Agency's 'edifice complex' siphoning millions of dollars from conservation in SG Valley

by James Odling Monday, Mar. 08, 2010 at 7:54 PM
info@naturalareafriends.net (323) 227-1822 P.O. Box 3522, South El Monte CA 91733

State's Rivers and Mountains Conservancy ignored its own grant guidelines in awarding itself and partners $3 million for construction of controversial $30 million San Gabriel River center. The agency plans two more interpretive centers in the same immediate area.

A state agency created to preserve open space and habitat in the San Gabriel Valley is pouring millions of dollars into a controversial and costly San Gabriel River interpretive center even as it plans to build two more interpretive centers in the same east Los Angeles County area.

The San Gabriel and Lower Los Angeles Rivers and Mountains Conservancy’s $30 million San Gabriel River Discovery Center, proposed for the Whittier Narrows Natural Area and wildlife sanctuary on the San Gabriel River, was approved in January by a joint powers authority led by the conservancy.

Construction of the Discovery Center would require demolition of the one interpretive center that currently serves the immediate area, as well as the bulldozing of wildlife habitat within a county Significant Ecological Area.

Yet the conservancy, through another joint powers authority, has plans to build two more interpretive centers, each less than three miles from the proposed site of the Discovery Center.
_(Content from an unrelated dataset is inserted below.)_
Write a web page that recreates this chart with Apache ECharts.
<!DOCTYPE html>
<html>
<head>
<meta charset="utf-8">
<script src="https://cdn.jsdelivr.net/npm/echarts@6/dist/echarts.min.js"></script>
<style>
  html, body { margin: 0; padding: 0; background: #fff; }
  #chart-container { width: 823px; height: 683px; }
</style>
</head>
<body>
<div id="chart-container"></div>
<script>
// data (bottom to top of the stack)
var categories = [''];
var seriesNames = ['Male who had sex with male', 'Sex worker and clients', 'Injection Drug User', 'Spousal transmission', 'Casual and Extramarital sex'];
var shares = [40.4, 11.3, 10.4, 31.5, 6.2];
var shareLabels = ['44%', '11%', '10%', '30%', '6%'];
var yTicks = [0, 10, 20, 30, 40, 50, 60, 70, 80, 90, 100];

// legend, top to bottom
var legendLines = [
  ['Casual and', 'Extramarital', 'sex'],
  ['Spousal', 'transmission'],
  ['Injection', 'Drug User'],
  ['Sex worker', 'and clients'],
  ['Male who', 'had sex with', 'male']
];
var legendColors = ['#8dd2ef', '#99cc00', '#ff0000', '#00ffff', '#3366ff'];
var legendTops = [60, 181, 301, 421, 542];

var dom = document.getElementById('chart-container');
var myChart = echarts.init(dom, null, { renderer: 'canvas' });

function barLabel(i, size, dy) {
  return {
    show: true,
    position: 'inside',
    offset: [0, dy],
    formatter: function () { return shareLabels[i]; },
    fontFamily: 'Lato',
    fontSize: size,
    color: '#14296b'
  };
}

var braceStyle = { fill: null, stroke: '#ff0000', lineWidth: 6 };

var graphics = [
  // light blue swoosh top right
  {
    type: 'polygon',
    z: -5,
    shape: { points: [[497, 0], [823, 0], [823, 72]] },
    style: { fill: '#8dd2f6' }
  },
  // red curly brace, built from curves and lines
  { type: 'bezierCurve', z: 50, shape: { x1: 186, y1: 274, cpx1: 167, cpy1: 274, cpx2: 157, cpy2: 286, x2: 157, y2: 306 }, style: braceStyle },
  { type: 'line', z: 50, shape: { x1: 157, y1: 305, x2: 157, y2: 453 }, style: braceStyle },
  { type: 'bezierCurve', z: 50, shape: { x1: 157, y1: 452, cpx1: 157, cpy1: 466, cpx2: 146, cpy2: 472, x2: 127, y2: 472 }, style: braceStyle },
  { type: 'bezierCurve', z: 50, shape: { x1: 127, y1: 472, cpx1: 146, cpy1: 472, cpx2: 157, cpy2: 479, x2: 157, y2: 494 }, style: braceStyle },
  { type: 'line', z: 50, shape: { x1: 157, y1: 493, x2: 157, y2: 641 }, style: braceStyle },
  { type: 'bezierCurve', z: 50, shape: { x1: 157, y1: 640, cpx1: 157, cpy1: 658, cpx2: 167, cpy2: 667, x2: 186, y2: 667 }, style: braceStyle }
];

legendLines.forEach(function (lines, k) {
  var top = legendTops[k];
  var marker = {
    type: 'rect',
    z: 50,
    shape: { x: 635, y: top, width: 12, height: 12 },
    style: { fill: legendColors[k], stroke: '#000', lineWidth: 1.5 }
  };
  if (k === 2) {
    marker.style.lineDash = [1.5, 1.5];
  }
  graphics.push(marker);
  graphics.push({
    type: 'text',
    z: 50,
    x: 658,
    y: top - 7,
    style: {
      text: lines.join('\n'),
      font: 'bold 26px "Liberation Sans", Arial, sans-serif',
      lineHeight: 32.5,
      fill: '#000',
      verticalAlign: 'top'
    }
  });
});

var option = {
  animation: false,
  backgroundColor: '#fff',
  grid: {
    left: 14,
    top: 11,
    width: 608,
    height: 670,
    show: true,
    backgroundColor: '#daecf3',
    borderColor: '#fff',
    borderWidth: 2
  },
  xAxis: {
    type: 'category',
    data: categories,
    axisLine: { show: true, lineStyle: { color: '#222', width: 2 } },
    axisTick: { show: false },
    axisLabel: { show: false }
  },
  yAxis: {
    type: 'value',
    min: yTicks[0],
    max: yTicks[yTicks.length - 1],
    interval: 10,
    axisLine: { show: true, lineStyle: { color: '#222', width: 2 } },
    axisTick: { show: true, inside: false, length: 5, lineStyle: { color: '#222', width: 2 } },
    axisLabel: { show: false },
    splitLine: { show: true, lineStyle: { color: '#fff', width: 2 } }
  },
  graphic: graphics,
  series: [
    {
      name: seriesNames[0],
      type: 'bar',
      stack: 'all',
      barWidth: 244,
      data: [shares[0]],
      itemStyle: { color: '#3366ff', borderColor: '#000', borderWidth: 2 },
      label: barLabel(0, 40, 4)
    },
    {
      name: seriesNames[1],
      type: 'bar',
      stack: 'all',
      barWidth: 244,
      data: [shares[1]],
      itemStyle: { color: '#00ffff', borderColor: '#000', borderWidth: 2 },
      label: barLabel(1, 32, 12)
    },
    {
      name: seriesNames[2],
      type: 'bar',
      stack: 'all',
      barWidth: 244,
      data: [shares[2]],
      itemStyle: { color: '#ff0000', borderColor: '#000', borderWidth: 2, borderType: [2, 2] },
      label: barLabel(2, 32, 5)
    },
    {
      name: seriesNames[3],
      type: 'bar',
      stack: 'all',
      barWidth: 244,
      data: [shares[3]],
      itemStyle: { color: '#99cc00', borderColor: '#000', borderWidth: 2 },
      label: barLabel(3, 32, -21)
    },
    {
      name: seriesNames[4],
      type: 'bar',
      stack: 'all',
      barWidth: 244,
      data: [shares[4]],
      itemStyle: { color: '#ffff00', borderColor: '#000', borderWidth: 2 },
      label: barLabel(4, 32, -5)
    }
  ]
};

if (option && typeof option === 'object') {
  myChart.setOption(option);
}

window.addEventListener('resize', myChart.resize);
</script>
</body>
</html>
The Watershed Conservation Authority, led by the conservancy, plans to build the “Duck Farm on the San Gabriel River,” an interpretive center with many elements similar to those of the Discovery Center. And the authority has included as part of its proposed update to the Whittier Narrows Master Plan a “welcome center” to be built within the Whittier Narrows Recreation Area, which includes the natural area.

The County of Los Angeles and two municipal water districts are pouring millions more public dollars into the Discovery Center even as taxes and water rates increase.

“It’s indefensible and obscene,” said Gloria Valladolid, board member of the Friends of the Whittier Narrows Natural Area. “When each passing day seems to bring news of more budget cuts to education, other basic services and even emergency services, to build even one of these projects would be questionable.

“But to take millions of dollars from the community, destroy an existing interpretive center and then build three redundant facilities — is this really the way to manage public resources?”

Questions have also been raised regarding the propriety of the $3 million grant the conservancy gave itself and its partners to build the Discovery Center.

A request under the California Public Records Act revealed that the conservancy provided the $3 million for the Discovery Center even though the project “was not included in the [conservancy’s] regular competitive grant process” — a process the agency spent tens of thousands of tax dollars to develop and implement.

In a letter accompanying materials provided in response to the request, Belinda Faustinos, executive officer of the conservancy, the San Gabriel River Discovery Center Authority and the Watershed Conservation Authority, stated that no application was submitted for the grant to the Discovery Center and that the grant program guidelines “do not apply to this particular project.”

“It’s this kind of lack of accountability that leads to taxpayer cynicism and distrust of government,” said Friends board member Valladolid.

“The conservancy was created to preserve, restore and protect open space and habitat to benefit the community and the environment upon which we all depend. It certainly wasn’t created to take our tax dollars and dot the land with buildings.”